__Requirement__. Please set down all the lines beneath this one exactly, without the pictures.

[start Supplied information]

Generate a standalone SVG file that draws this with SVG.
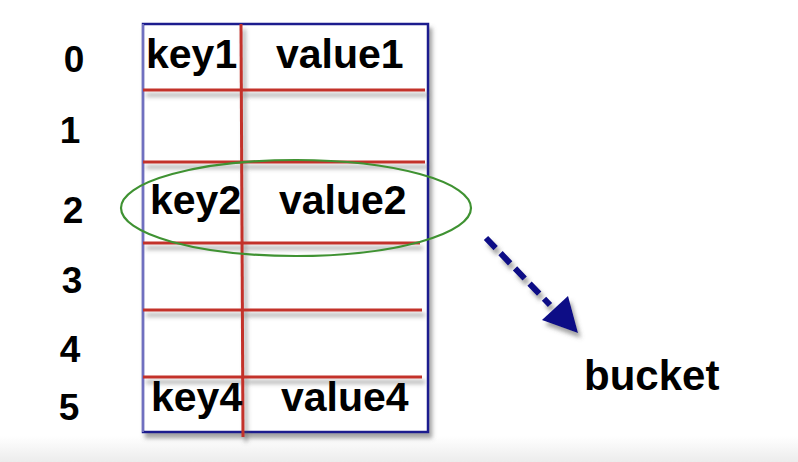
<svg xmlns="http://www.w3.org/2000/svg" width="798" height="462" viewBox="0 0 798 462">
<defs>
<linearGradient id="bg" x1="0" y1="0" x2="0" y2="1">
<stop offset="0" stop-color="#ffffff"/>
<stop offset="1" stop-color="#ececec"/>
</linearGradient>
<filter id="sh" x="-10%" y="-10%" width="130%" height="130%">
<feDropShadow dx="3" dy="5" stdDeviation="2" flood-color="#555" flood-opacity="0.55"/>
</filter>
<style>
.t{font-family:"Liberation Sans",Arial,sans-serif;font-weight:bold;fill:#000;}
.cell{font-size:41px;}
.idx{font-size:37px;text-anchor:middle;}
.red{stroke:#c3312b;stroke-width:3;fill:none;}
</style>
</defs>
<rect x="0" y="0" width="798" height="462" fill="#fff"/>
<rect x="0" y="436" width="798" height="26" fill="url(#bg)"/>
<g id="table">
<rect x="143" y="24" width="285" height="408" fill="#fff" stroke="#1c1c8e" stroke-width="2.5" filter="url(#sh)"/>
<line x1="143" y1="24" x2="143" y2="432" stroke="#7070c0" stroke-width="2"/>
<g filter="url(#sh)">
<line class="red" x1="143" y1="90" x2="425" y2="90"/>
<line class="red" x1="143" y1="162" x2="425" y2="162"/>
<line class="red" x1="143" y1="243" x2="420" y2="243"/>
<line class="red" x1="143" y1="310" x2="422" y2="310"/>
<line class="red" x1="143" y1="377" x2="422" y2="377"/>
<line class="red" x1="241" y1="24" x2="243" y2="437"/>
</g>
</g>
<g id="row0"><text class="t cell" x="146" y="68">key1</text><text class="t cell" x="276" y="68">value1</text></g>
<g id="row2"><text class="t cell" x="150" y="214">key2</text><text class="t cell" x="279" y="214">value2</text></g>
<g id="row5"><text class="t cell" x="151" y="411">key4</text><text class="t cell" x="281" y="411">value4</text></g>
<g id="indices">
<text class="t idx" x="74" y="72">0</text>
<text class="t idx" x="70" y="143">1</text>
<text class="t idx" x="73" y="223">2</text>
<text class="t idx" x="72" y="293">3</text>
<text class="t idx" x="70" y="362">4</text>
<text class="t idx" x="69" y="420">5</text>
</g>
<g id="highlight">
<ellipse cx="296" cy="208" rx="175" ry="48" fill="none" stroke="#3f9232" stroke-width="2.2"/>
</g>
<g id="connectors" filter="url(#sh)">
<line x1="486" y1="238" x2="550" y2="305" stroke="#0b0b86" stroke-width="6" stroke-dasharray="14,7"/>
<polygon points="542,320 568,296 578,333" fill="#0b0b86"/>
</g>
<g id="bucket"><text class="t" x="584" y="390" font-size="42">bucket</text></g>
</svg>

[end Supplied information]

__Final answer__.
Generate a standalone SVG file that draws this with SVG.
<svg xmlns="http://www.w3.org/2000/svg" width="798" height="462" viewBox="0 0 798 462">
<defs>
<linearGradient id="bg" x1="0" y1="0" x2="0" y2="1">
<stop offset="0" stop-color="#ffffff"/>
<stop offset="1" stop-color="#ececec"/>
</linearGradient>
<filter id="sh" x="-10%" y="-10%" width="130%" height="130%">
<feDropShadow dx="3" dy="5" stdDeviation="2" flood-color="#555" flood-opacity="0.55"/>
</filter>
<style>
.t{font-family:"Liberation Sans",Arial,sans-serif;font-weight:bold;fill:#000;}
.cell{font-size:41px;}
.idx{font-size:37px;text-anchor:middle;}
.red{stroke:#c3312b;stroke-width:3;fill:none;}
</style>
</defs>
<rect x="0" y="0" width="798" height="462" fill="#fff"/>
<rect x="0" y="436" width="798" height="26" fill="url(#bg)"/>
<g id="table">
<rect x="143" y="24" width="285" height="408" fill="#fff" stroke="#1c1c8e" stroke-width="2.5" filter="url(#sh)"/>
<line x1="143" y1="24" x2="143" y2="432" stroke="#7070c0" stroke-width="2"/>
<g filter="url(#sh)">
<line class="red" x1="143" y1="90" x2="425" y2="90"/>
<line class="red" x1="143" y1="162" x2="425" y2="162"/>
<line class="red" x1="143" y1="243" x2="420" y2="243"/>
<line class="red" x1="143" y1="310" x2="422" y2="310"/>
<line class="red" x1="143" y1="377" x2="422" y2="377"/>
<line class="red" x1="241" y1="24" x2="243" y2="437"/>
</g>
</g>
<g id="row0"><text class="t cell" x="146" y="68">key1</text><text class="t cell" x="276" y="68">value1</text></g>
<g id="row2"><text class="t cell" x="150" y="214">key2</text><text class="t cell" x="279" y="214">value2</text></g>
<g id="row5"><text class="t cell" x="151" y="411">key4</text><text class="t cell" x="281" y="411">value4</text></g>
<g id="indices">
<text class="t idx" x="74" y="72">0</text>
<text class="t idx" x="70" y="143">1</text>
<text class="t idx" x="73" y="223">2</text>
<text class="t idx" x="72" y="293">3</text>
<text class="t idx" x="70" y="362">4</text>
<text class="t idx" x="69" y="420">5</text>
</g>
<g id="highlight">
<ellipse cx="296" cy="208" rx="175" ry="48" fill="none" stroke="#3f9232" stroke-width="2.2"/>
</g>
<g id="connectors" filter="url(#sh)">
<line x1="486" y1="238" x2="550" y2="305" stroke="#0b0b86" stroke-width="6" stroke-dasharray="14,7"/>
<polygon points="542,320 568,296 578,333" fill="#0b0b86"/>
</g>
<g id="bucket"><text class="t" x="584" y="390" font-size="42">bucket</text></g>
</svg>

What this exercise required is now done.